***** Data provided
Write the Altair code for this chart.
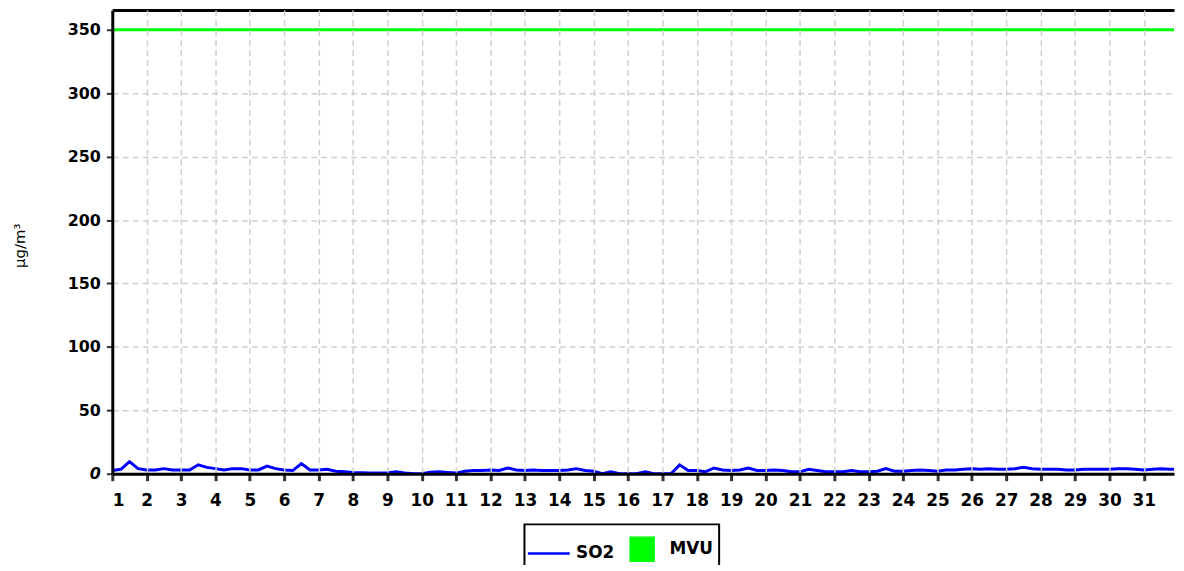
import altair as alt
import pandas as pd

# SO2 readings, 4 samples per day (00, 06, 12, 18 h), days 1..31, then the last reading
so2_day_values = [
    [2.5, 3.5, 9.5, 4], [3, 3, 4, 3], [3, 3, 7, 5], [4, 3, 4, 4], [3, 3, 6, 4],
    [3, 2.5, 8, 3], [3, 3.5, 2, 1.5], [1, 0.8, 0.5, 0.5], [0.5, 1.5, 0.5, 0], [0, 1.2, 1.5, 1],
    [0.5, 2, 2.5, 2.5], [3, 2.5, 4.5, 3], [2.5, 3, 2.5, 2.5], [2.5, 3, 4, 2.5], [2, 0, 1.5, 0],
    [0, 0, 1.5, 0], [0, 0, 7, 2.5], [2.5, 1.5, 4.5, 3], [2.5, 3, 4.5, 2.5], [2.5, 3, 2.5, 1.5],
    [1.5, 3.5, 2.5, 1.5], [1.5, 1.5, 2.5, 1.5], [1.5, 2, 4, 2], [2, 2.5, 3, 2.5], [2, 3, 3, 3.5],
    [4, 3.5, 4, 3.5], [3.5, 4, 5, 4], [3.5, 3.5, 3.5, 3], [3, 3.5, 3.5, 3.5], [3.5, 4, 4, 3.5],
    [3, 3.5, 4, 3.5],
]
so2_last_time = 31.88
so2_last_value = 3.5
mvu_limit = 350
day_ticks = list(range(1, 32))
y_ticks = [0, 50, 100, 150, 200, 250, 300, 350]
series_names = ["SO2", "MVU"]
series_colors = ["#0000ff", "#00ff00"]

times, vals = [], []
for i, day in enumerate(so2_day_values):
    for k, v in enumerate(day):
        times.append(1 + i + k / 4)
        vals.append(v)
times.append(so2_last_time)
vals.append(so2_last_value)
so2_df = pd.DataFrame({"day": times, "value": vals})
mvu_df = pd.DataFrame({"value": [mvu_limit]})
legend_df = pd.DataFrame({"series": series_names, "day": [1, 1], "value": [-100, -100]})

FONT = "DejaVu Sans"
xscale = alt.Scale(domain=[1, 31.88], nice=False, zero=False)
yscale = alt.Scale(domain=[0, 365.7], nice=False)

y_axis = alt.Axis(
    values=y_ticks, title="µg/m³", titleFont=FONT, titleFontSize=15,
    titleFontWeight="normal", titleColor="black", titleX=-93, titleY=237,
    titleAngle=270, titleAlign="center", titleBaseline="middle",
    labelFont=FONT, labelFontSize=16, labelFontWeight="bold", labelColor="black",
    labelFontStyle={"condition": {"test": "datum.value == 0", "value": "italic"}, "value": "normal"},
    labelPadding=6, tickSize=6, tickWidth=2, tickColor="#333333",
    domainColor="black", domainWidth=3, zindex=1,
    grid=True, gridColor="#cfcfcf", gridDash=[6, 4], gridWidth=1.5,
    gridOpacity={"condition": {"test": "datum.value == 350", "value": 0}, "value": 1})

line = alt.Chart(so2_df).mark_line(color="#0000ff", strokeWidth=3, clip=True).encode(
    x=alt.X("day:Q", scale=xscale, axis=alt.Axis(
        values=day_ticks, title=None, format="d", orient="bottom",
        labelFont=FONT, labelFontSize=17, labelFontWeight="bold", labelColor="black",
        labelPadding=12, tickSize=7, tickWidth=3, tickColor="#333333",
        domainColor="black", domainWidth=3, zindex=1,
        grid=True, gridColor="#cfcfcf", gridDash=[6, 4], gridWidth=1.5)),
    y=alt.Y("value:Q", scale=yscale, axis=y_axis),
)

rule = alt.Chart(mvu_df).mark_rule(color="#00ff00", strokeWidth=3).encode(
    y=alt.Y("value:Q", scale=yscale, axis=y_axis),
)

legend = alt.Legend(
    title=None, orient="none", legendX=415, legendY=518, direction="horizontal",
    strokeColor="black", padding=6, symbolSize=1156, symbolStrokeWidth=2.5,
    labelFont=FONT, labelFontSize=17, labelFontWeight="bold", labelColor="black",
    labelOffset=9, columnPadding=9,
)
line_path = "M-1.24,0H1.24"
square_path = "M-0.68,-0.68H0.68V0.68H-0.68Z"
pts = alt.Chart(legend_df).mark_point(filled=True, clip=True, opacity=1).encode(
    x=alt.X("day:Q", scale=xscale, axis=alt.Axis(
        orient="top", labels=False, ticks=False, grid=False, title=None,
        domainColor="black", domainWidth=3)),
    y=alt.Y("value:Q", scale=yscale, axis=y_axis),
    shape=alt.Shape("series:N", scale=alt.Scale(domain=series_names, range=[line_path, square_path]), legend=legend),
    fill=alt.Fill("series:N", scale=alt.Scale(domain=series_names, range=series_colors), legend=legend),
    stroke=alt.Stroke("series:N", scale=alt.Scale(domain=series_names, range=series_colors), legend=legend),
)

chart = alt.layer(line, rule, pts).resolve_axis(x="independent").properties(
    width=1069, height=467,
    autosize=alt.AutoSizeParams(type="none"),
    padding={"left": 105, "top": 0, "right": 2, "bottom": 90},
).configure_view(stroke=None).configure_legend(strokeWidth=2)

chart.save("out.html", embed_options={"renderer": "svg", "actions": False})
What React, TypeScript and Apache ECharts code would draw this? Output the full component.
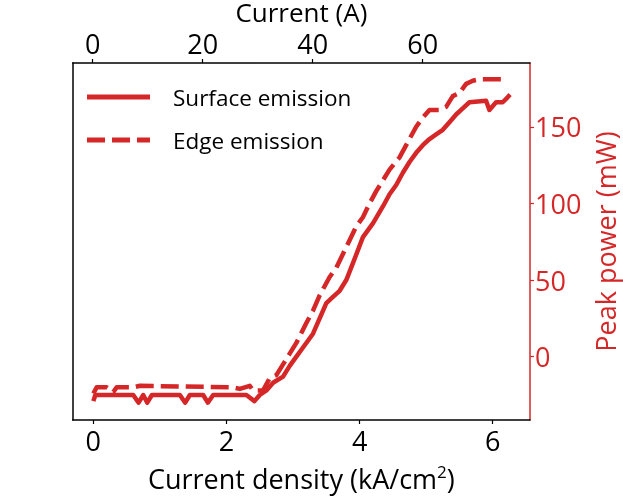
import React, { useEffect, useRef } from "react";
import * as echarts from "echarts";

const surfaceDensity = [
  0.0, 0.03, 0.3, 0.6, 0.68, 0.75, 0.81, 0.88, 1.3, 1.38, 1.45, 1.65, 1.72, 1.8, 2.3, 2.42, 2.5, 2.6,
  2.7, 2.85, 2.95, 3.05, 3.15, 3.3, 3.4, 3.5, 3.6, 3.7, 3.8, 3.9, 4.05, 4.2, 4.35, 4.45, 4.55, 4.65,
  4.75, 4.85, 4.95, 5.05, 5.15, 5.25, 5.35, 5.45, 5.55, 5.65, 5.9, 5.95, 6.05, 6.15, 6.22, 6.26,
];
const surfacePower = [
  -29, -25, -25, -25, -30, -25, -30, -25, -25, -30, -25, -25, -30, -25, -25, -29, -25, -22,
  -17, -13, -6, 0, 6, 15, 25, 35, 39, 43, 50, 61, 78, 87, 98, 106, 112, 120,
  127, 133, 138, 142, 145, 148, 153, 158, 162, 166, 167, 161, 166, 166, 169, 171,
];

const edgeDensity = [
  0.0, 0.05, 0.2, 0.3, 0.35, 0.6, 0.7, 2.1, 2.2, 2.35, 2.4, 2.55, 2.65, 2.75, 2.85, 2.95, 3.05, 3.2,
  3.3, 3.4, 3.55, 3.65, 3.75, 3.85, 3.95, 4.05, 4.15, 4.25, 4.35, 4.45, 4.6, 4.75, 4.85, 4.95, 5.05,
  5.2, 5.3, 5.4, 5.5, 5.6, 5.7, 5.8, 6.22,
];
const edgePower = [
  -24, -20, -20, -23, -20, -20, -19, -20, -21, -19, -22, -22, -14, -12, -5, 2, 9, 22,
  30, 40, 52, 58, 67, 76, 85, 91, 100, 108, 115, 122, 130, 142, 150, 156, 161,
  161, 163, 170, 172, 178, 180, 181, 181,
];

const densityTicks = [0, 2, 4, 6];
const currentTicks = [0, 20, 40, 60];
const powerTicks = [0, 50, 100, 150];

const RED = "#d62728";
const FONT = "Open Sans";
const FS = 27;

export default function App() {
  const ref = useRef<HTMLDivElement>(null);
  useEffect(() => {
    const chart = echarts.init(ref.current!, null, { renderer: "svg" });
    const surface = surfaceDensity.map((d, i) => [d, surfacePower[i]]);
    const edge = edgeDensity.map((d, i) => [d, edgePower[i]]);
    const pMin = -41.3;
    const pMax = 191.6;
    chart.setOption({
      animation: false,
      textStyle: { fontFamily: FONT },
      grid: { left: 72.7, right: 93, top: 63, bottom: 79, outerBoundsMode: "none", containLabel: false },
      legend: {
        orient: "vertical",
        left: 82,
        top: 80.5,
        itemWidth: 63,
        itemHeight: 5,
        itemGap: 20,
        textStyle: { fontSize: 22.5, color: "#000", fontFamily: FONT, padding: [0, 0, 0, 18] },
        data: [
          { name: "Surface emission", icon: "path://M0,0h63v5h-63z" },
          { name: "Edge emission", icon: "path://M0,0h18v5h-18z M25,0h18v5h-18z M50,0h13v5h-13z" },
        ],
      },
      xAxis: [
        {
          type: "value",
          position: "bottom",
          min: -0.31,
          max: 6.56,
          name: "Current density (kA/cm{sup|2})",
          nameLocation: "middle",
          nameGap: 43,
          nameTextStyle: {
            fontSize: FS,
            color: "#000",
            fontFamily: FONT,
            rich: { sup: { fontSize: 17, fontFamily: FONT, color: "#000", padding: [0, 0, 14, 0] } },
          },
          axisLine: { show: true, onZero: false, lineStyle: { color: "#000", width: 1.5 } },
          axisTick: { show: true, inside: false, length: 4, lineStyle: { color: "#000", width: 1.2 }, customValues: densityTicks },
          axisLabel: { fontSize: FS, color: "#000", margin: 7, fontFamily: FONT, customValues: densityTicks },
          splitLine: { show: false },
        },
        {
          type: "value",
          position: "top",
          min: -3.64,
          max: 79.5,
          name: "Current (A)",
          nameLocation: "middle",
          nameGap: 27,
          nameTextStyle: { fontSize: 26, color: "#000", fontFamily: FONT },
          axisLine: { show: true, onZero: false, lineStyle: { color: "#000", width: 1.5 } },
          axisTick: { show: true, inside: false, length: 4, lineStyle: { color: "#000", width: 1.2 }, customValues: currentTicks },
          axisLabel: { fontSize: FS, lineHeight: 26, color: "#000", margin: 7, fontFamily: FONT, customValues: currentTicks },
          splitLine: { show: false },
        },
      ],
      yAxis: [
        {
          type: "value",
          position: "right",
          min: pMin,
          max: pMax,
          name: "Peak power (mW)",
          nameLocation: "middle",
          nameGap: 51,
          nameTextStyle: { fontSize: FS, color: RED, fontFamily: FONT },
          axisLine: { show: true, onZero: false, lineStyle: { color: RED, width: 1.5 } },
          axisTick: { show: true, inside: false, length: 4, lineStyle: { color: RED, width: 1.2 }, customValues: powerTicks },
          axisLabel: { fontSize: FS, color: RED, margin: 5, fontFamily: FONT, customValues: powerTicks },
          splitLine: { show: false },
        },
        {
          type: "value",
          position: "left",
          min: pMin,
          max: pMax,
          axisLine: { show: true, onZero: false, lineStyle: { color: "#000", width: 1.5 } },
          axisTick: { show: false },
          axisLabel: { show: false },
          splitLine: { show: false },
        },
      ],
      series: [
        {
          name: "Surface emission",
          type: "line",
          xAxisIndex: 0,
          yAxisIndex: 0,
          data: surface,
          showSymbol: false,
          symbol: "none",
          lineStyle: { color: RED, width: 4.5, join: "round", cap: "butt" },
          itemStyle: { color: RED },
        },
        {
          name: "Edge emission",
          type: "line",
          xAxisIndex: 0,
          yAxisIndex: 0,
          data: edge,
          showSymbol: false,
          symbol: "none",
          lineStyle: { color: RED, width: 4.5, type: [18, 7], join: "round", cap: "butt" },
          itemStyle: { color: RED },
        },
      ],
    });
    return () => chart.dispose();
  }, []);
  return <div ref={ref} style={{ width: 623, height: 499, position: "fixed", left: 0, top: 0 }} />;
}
**********
Say how many lines in the entries contain the string "React", and leave out everything else.

2